Boechat , o mascote da noite

Quando a noite desce, a sabedoria emerge. A escuridão é o momento da revelação. Estamos falando do acidente que tirou a vida do jornalista Ricardo Boechat, da Rede Bandeirantes, aos 66 anos . É de impressionar a extensão da sua popularidade, representada por um grande número de seguidores em todo o Brasil. Poucos haviam percebido.  

           Nascido na Argentina e criado por aqui, depois de conviver , na condição de repórter e comentarista, com diversos públicos dos jornais, da televisão e do rádio,  Boechat terminou captando a alma do brasileiro: o espírito nacional levemente irônico, sua graça, as angústias tragicômicas e a provincianidade diante das modernidades latentes..

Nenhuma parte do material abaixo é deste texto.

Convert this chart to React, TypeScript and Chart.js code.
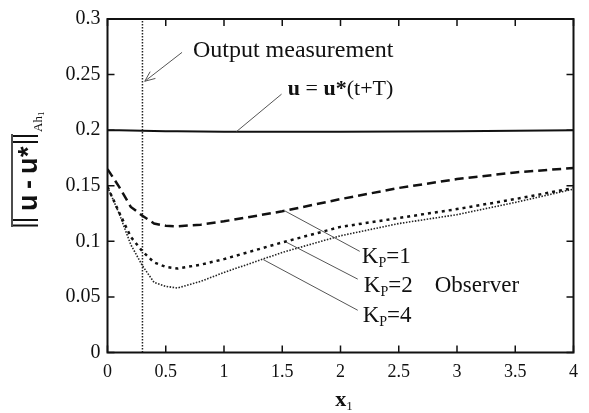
import React, { useEffect, useRef } from "react";
import { Chart, registerables } from "chart.js";

Chart.register(...registerables);

// ---- data ----
const X_VALUES = [0, 0.1, 0.2, 0.3, 0.4, 0.5, 0.6, 0.8, 1.0, 1.5, 2.0, 2.5, 3.0, 3.5, 4.0];
const TARGET_NORM = [0.2, 0.2, 0.1998, 0.1995, 0.1993, 0.199, 0.199, 0.1988, 0.1986, 0.1985, 0.1986, 0.1988, 0.199, 0.1995, 0.2];
const KP1_NORM = [0.165, 0.149, 0.131, 0.123, 0.116, 0.114, 0.1135, 0.115, 0.118, 0.127, 0.138, 0.148, 0.156, 0.162, 0.166];
const KP2_NORM = [0.149, 0.126, 0.104, 0.091, 0.081, 0.077, 0.0755, 0.079, 0.084, 0.099, 0.113, 0.121, 0.129, 0.138, 0.148];
const KP4_NORM = [0.149, 0.125, 0.097, 0.078, 0.063, 0.0595, 0.058, 0.064, 0.072, 0.09, 0.105, 0.116, 0.124, 0.135, 0.147];
const OUTPUT_X = 0.3;
const X_TICKS = [0, 0.5, 1, 1.5, 2, 2.5, 3, 3.5, 4];
const X_TICK_LABELS = ["0", "0.5", "1", "1.5", "2", "2.5", "3", "3.5", "4"];
const Y_TICKS = [0, 0.05, 0.1, 0.15, 0.2, 0.25, 0.3];
const Y_TICK_LABELS = ["0", "0.05", "0.1", "0.15", "0.2", "0.25", "0.3"];

const SERIF = '"Liberation Serif", "Times New Roman", serif';
const INK = "#111";

type Run = { text: string; font: string; dy?: number };

function drawRuns(ctx: CanvasRenderingContext2D, x: number, y: number, runs: Run[]) {
  let cx = x;
  for (const r of runs) {
    ctx.font = r.font;
    ctx.fillText(r.text, cx, y + (r.dy || 0));
    cx += ctx.measureText(r.text).width;
  }
}

const overlayPlugin = {
  id: "overlay",
  afterDraw(chart: any) {
    const { ctx, chartArea: a, scales } = chart;
    const xs = scales.x;
    const ys = scales.y;
    const px = (v: number) => xs.getPixelForValue(v);
    const py = (v: number) => ys.getPixelForValue(v);
    ctx.save();

    // frame
    ctx.strokeStyle = INK;
    ctx.lineWidth = 2;
    ctx.setLineDash([]);
    ctx.strokeRect(a.left, a.top, a.right - a.left, a.bottom - a.top);

    // inward ticks on all sides
    ctx.lineWidth = 1.5;
    ctx.beginPath();
    xs.ticks.forEach((t: any) => {
      const x = px(t.value);
      ctx.moveTo(x, a.bottom);
      ctx.lineTo(x, a.bottom - 7);
      ctx.moveTo(x, a.top);
      ctx.lineTo(x, a.top + 7);
    });
    ys.ticks.forEach((t: any) => {
      const y = py(t.value);
      ctx.moveTo(a.left, y);
      ctx.lineTo(a.left + 7, y);
      ctx.moveTo(a.right, y);
      ctx.lineTo(a.right - 7, y);
    });
    ctx.stroke();

    // leader lines
    ctx.strokeStyle = "#555";
    ctx.lineWidth = 1;
    const leader = (x1: number, y1: number, x2: number, y2: number) => {
      ctx.beginPath();
      ctx.moveTo(px(x1), py(y1));
      ctx.lineTo(px(x2), py(y2));
      ctx.stroke();
    };
    leader(1.494, 0.2324, 1.108, 0.1988);
    leader(1.522, 0.1274, 2.165, 0.091);
    leader(1.537, 0.0991, 2.148, 0.066);
    leader(1.337, 0.0836, 2.148, 0.038);

    // arrow to output measurement line
    const ax1 = px(0.64), ay1 = py(0.27), ax2 = px(OUTPUT_X + 0.02), ay2 = py(0.244);
    ctx.beginPath();
    ctx.moveTo(ax1, ay1);
    ctx.lineTo(ax2, ay2);
    const ang = Math.atan2(ay1 - ay2, ax1 - ax2);
    const hl = 11;
    ctx.moveTo(ax2 + hl * Math.cos(ang - 0.4), ay2 + hl * Math.sin(ang - 0.4));
    ctx.lineTo(ax2, ay2);
    ctx.lineTo(ax2 + hl * Math.cos(ang + 0.4), ay2 + hl * Math.sin(ang + 0.4));
    ctx.stroke();

    // annotation texts
    ctx.fillStyle = INK;
    ctx.textBaseline = "alphabetic";
    ctx.textAlign = "left";
    const f24 = `24px ${SERIF}`;
    drawRuns(ctx, px(0.733), py(0.2656), [{ text: "Output measurement", font: f24 }]);
    const b22 = `bold 22px ${SERIF}`;
    const r22 = `22px ${SERIF}`;
    drawRuns(ctx, px(1.548), py(0.2317), [
      { text: "u", font: b22 },
      { text: " = ", font: r22 },
      { text: "u*", font: b22 },
      { text: "(t+T)", font: r22 },
    ]);
    const f23 = `23px ${SERIF}`;
    const s14 = `14px ${SERIF}`;
    const kp = (x: number, y: number, n: string) =>
      drawRuns(ctx, px(x), py(y), [
        { text: "K", font: f23 },
        { text: "P", font: s14, dy: 4 },
        { text: "=" + n, font: f23 },
      ]);
    kp(2.183, 0.0808, "1");
    kp(2.2, 0.054, "2");
    kp(2.19, 0.0272, "4");
    drawRuns(ctx, px(2.809), py(0.054), [{ text: "Observer", font: f23 }]);

    // x axis title
    drawRuns(ctx, px(1.955), a.bottom + 53, [
      { text: "x", font: `bold 22px ${SERIF}` },
      { text: "1", font: `13px ${SERIF}`, dy: 4 },
    ]);

    // y axis title (rotated)
    ctx.save();
    ctx.translate(a.left - 70.5, a.bottom - 125.5);
    ctx.rotate(-Math.PI / 2);
    ctx.strokeStyle = INK;
    ctx.lineWidth = 2;
    ctx.beginPath();
    for (const tx of [1.5, 7, 85, 91]) {
      ctx.moveTo(tx, -24);
      ctx.lineTo(tx, 1);
    }
    ctx.stroke();
    ctx.lineWidth = 1.5;
    ctx.beginPath();
    ctx.moveTo(0, -25);
    ctx.lineTo(93, -25);
    ctx.stroke();
    const bs = `bold 27px "Liberation Sans", Arial, sans-serif`;
    ctx.font = bs;
    ctx.fillText("u", 16, 0);
    ctx.fillText("-", 38, 0);
    ctx.fillText("u", 53, 0);
    ctx.fillText("*", 70, 0);
    drawRuns(ctx, 95, 5, [
      { text: "Ah", font: `13px ${SERIF}` },
      { text: "1", font: `9px ${SERIF}`, dy: 2 },
    ]);
    ctx.restore();

    ctx.restore();
  },
};

const pts = (ys: number[]) => X_VALUES.map((x, i) => ({ x, y: ys[i] }));

export default function App() {
  const ref = useRef<HTMLCanvasElement | null>(null);
  useEffect(() => {
    document.body.style.margin = "0";
    const canvas = ref.current;
    if (!canvas) return;
    const chart = new Chart(canvas, {
      type: "line",
      data: {
        datasets: [
          {
            label: "u = u*(t+T)",
            data: pts(TARGET_NORM),
            borderColor: INK,
            borderWidth: 2,
            pointRadius: 0,
          },
          {
            label: "Kp=1",
            data: pts(KP1_NORM),
            borderColor: INK,
            borderWidth: 2.5,
            borderDash: [9, 5],
            pointRadius: 0,
          },
          {
            label: "Kp=2",
            data: pts(KP2_NORM),
            borderColor: INK,
            borderWidth: 2.5,
            borderDash: [3, 4],
            pointRadius: 0,
          },
          {
            label: "Kp=4",
            data: pts(KP4_NORM),
            borderColor: "#222",
            borderWidth: 1.6,
            borderDash: [1.5, 1.5],
            pointRadius: 0,
          },
          {
            label: "Output measurement",
            data: [
              { x: OUTPUT_X, y: Y_TICKS[0] },
              { x: OUTPUT_X, y: Y_TICKS[Y_TICKS.length - 1] },
            ],
            borderColor: "#222",
            borderWidth: 1.5,
            borderDash: [1.5, 1.5],
            pointRadius: 0,
          },
        ],
      },
      options: {
        animation: false,
        responsive: false,
        layout: { padding: { left: 0, right: 15.5, top: 16, bottom: 0 } },
        plugins: { legend: { display: false }, tooltip: { enabled: false } },
        scales: {
          x: {
            type: "linear",
            min: 0,
            max: 4,
            grid: { display: false, drawTicks: false },
            border: { display: false },
            afterBuildTicks: (s: any) => {
              s.ticks = X_TICKS.map((v) => ({ value: v }));
            },
            afterFit: (s: any) => {
              s.height = 60.5;
            },
            ticks: {
              color: INK,
              font: { family: SERIF, size: 18 },
              padding: 9,
              maxRotation: 0,
              callback: (v: any) => X_TICK_LABELS[X_TICKS.indexOf(Number(v))] ?? "",
            },
          },
          y: {
            type: "linear",
            min: 0,
            max: 0.3,
            grid: { display: false, drawTicks: false },
            border: { display: false },
            afterBuildTicks: (s: any) => {
              s.ticks = Y_TICKS.map((v) => ({ value: v }));
            },
            afterFit: (s: any) => {
              s.width = 107.5;
            },
            ticks: {
              color: INK,
              font: { family: SERIF, size: 20 },
              padding: 7,
              callback: (v: any) => {
                const i = Y_TICKS.findIndex((t) => Math.abs(t - Number(v)) < 1e-9);
                return i >= 0 ? Y_TICK_LABELS[i] : "";
              },
            },
          },
        },
      },
      plugins: [overlayPlugin],
    });
    return () => chart.destroy();
  }, []);
  return <canvas ref={ref} width={589} height={413} style={{ display: "block" }} />;
}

          Temido pelos transgressores do mundo político, era amado pelo cidadão. A escuridão de sua morte desnudou o reconhecimento da sabedoria que o acompanhava no relacionamento com a população. Todos o assistiam e, um grande número de ouvintes e telespectadores seguiam quase religiosamente suas críticas e observações, de estilo descontraído, mas veementes.

           No rádio, então, era imbatível. Sua comunicação com a população fluía, leve e solta . Lembrava Joelmir Betting.  Sabedoria e bom senso competiam, sim, com a comunicação nas redes sociais. Não mentia . O riso irônico refletia a sensação de indignação e impotência do cidadão .Ele e José Simão, com um “Me engana que gosto”,  gargalhavam, sem constrangimentos, nem censura, ante declarações ou iniciativas públicas protelatórias ou mentirosas amplamente veiculadas .

            Boechat carregava a sabedoria do homem comum. Era invejável a facilidade com que manejava o discurso jornalístico, que, por ser crítico, não deve e não pode subestimar jamais o sentido da autonomia existencial do indivíduo e o esforço do homem pela sobrevivência. Sua morte traz mais uma luz para os espaços dos clássicos estúdios e redações e seus e seus sombrios âncoras.  

Luiz Carlos Iasbeck

Doutor em Comunicação e Semiótica PUC/SP

5 a

Caro Aylê, não sou certamente o único que o lê, mas com certeza o q sempre o comenta. Também fiquei abismado com a unanimidade positiva em torno do carisma de Boechat. Debochado, Boechat reunia o que o carioca tem de mais precioso: a ironia, a critica e a visão bem humorada das tragédias sociais, políticas e econômicas do País. Mas tb como muitos cariocas, não era levado a sério. Por isso, seus esporros eram catárticos mas não surtiam resultados.Sequer era processado. Uma figura folclórica, amado em silêncio. Foi-se, deixando um vazio e muitas questões para o romântico jornalismo “das redações”, que definha a cada dia ao tempo em que busca espaços de arejamento. Boechat foi uma lição e merece um capítulo nas salas de aula dos cursos de jornalismo... que ainda sobrevivem às mídias digitais.